CFT is just as guilty and the projects are not blameless
There are many excellent BSD-related blogs out there.
But they might be harmful however, and Call For Testing was just as much part of the problem.
Why? Because technical blogs often provide "exclusive" documentation that is not available anywhere else but there is no formal pipeline to get that wisdom into upstream documentation. As upstream destinations however, projects have not achieved the "friction-free" contribution experience that some aim to achieve.
This has to change to advance the craft.
To their credit in the GNU/Linux space, the contributors to the ArchWiki have made the resource so authoritative that it is often valuable to non-GNU/Linux users. Hats off.

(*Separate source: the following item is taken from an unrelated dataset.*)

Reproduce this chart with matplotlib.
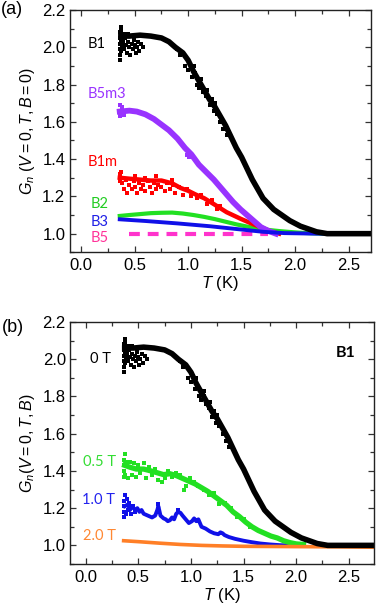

By contrast, the FreeBSD Wiki has been described as "where good documentation goes to die", which is sad, because the FreeBSD Wiki is one of the most "friction-free" opportunities for people to contribute to FreeBSD documentation.
This has to change.
Blogs like Call For Testing at best get content upstream organically and at worse unintentionally discourage improvement of the official documentation, even if simply for want of enough hours in the day. I shifted from Call For Testing to microblogging on social media platforms and leave my formal documentation to papers and conference talks, but neither is truly upstream.
Admitting my guilt, and I applied to be a FreeBSD "Docs" committer in response to the visceral reaction I had to the Kernel/Debugging crash dump chapter. I was astonished how complicated the committer onboarding process was and I thank you Benedict for your patience. I had fresh "Production User" knowledge to contribute but even the onboarding docs became a tar pit of things to fix. The SVN to Git migration compounded this problem, not to mention the fact that any healthy open source project is a moving target.
Fast forward to mid-2023 and the Jails/Zones Production User group was collectively horrified when we saw the FreeBSD Jails Wiki page. I updated the page based on that visceral reaction but negative visceral reactions are not a sustainable motivator for contribution.
In fact they're terrible, but they're effective.
Around that same time, I noticed that the FreeBSD Handbook Introduction included deprecated platforms and failed to mention that FreeBSD was good for storage and virtualization systems.
I submitted a pull request to the FreeBSD mirror on GitHub to give this contribution vector a try. The result was a five month process, some of which was squarely in my court and some of which was dependent on reviewers and committers. The GitHub mirror is marked "experimental" and has pull request activity on all repos, but does not say much to help set expectations. Thank you Warner Losh, Sergio Carlavilla, and others for overseeing FreBSD pull requests made via GitHub none the less!
So what could we all do to improve the situation?
Keep blogging of course. Your contributions might never leave your notebook otherwise. Do please however think about what content you can upstream and what contribution vector would have the least friction.
In the case of FreeBSD, apply for a Wiki account and give it a go. The Wiki's best content does not receive the attention it deserves but it's a great place to incubate content either way.
Finally, end the pull request experiment, either by sunsetting it or making it an official contribution vector.
I have no opinion as to if pull-requests should go to a self-hosted repo or GitHub because I see the advantages and disadvantages of both.
The daring long-term question is: Should FreeBSD documentation move entirely to a pull-request model? I am in no position to say.
Finally, I am experimenting with Collbora Office for my own self-hosted documentation and I am pleased to report that Production User Call co-host Antranig Vartanian has it building natively on FreeBSD. THIS is exciting news!